The Blue Devils began the season as a team that loved to play off its guards, get out in transition and play a fast-paced game. Now, they are a team that emphasizes throwing the ball into the post, taking care of the ball and slowing the game down.

But with two All-American caliber guards out of commission due to season-ending injuries, Duke had no other choice.

When All-American senior point guard Chelsea Gray saw her season end prematurely with a fractured right kneecap January 12 against Boston College, the Blue Devils still had Gray's talented mentee—sophomore point guard Alexis Jones—to keep the offense running quickly and efficiently. Then Jones tore her left ACL February 23 at Notre Dame, and Duke was suddenly left without the starting backcourt tandem that was the driving force behind its high expectations coming into the season.

The offense’s up-tempo style gradually slowed down as the season wore on, mirroring the team’s losses in the backcourt. In 17 games with both Gray and Jones on the floor, the Blue Devils attempted 49.8 2-pointers and 14.2 3-pointers per game. In the 11-game stretch with only Jones in the starting lineup, Duke saw those numbers dip to 47.0 and 13.6, respectively. The Blue Devils’ attack became even more deliberate after Jones was lost for the year, averaging only 42.8 2-point shots and 9.6 3-point attempts in five contests.

“I think [playing slower without Jones and Gray] has helped,” senior forward Haley Peters said. “We’re not as quick down the floor but we’re a better executing team than we have been, probably [the best] since I’ve been here. That’s going to be a huge thing for us going forward.”

Never one to allow her team to wallow in self-pity, head coach Joanne P. McCallie quickly set out to reshape the Blue Devils’ rotation after her star guards suffered injuries, sliding players into unfamiliar roles in an effort to take advantage of the strengths and weaknesses of the new-look lineup.

“Given our situation, a lot of different people had to stand up in different positions,” freshman forward Oderah Chidom said. “We all have different skill sets, so we work on it in practice. Haley Peters has definitely stepped up, we’re all taking on roles we didn’t expect to take on.”

Playing at the top of Duke's zone defense, Haley Peters has found a way to make life for opposing offenses difficult.
Jennie Xu / Chronicle File Photo
Peters—who has been a staple of the team’s Elite Eight runs in the previous three seasons—has been asked to take on an entirely new role in the twilight of her Duke career. At 6-foot-3, Peters had comfortably played the role of a traditional four, using her height to form a formidable post tandem with All-American junior Elizabeth Williams and utilizing her deft shooting touch to stretch out opposing defenses.

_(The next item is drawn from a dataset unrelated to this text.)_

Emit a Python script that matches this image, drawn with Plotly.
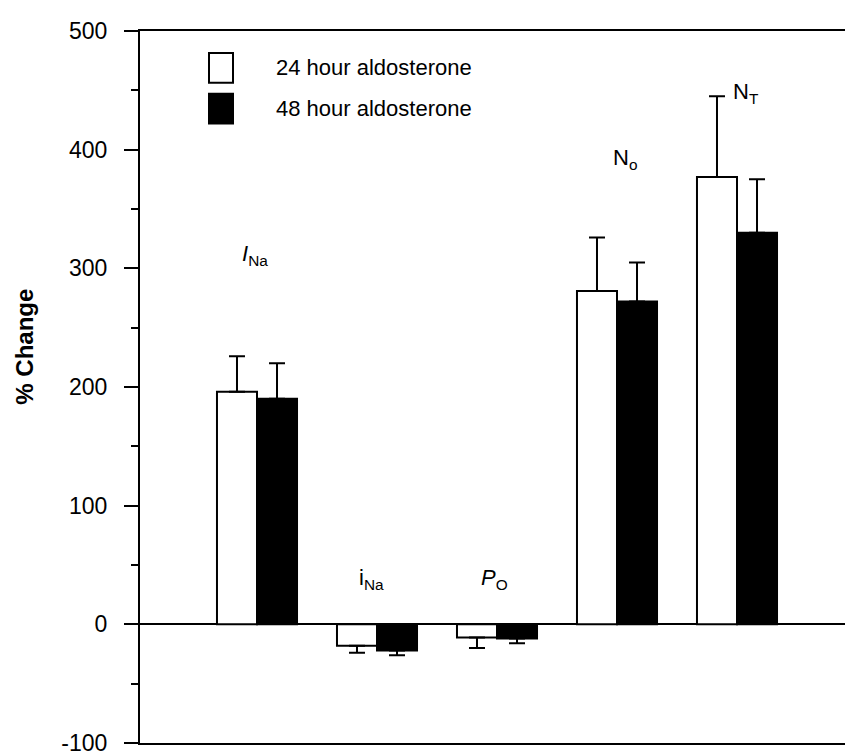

With both starting guards out, McCallie is now asking more of Peters as she transitions into a sort of guard-forward hybrid. Peters is still making her presence felt inside—her 8.2 rebounds per game since Jones’ injury is a tick higher than her season average—but is also handling some of the point guard duties and has found herself attacking more from the perimeter.

“I think that’s kind of the trendy thing now, to be a post player that’s also a guard,” Peters said. “I think a lot of [transitioning to playing more on the perimeter] is a mental adjustment. I’ve spent a lot of time over my four years working on perimeter skills and stuff, but there’s a big difference between doing that in practice or on your own and stepping into games and playing against people who have played out on the floor for their entire careers.”

Without the savvy Gray and the lightning-quick Jones—both consistent double-digit scorers—Peters has stepped up to take on a more prominent role as a scoring threat herself. She has scored at least 18 points in three of the five games after Jones was lost for the year, as compared to just one such performance in her first 24 games.

With the seasoned Peters spending more time on the wing, it has been the newcomer Chidom who has filled in and played a large chunk of minutes at the four spot. In Jones’ absence, the freshman from California has matured quickly, averaging 20.8 minutes, 7.4 points per game, and 7.2 rebounds per game—noticeable improvements from the 13.1 minutes, 4.9 points, and 3.5 rebounds that she averaged prior to Jones’ injury.

“At first, my freshman year, I was going to take it as a learning experience,” Chidom said. “Then given our situation, I just had to grow up like that—no time to learn. It’s funny, they call me a sophomore now, and they’re always preaching that I’m not a freshman.”

Whether it be a veteran senior leader or an inexperienced freshman, Duke’s post players have shouldered the bulk of the offensive burden as the team persevered through adversity. Along with the consistent performance of Williams—who earned All-ACC First Team and All-ACC Defensive Team honors with 14.0 points, 7.5 rebounds, and a conference-leading 3.0 blocks per game—Peters and Chidom give the Blue Devils a frontcourt that has the potential to dominate opponents in the NCAA tournament. It has been a bumpy road thus far, but Duke still sees a path to the Final Four for itself.

“At the beginning of the season, we had our ambitions for a national championship,” Chidom said. “Those ambitions are still there, despite who we have playing on the court.”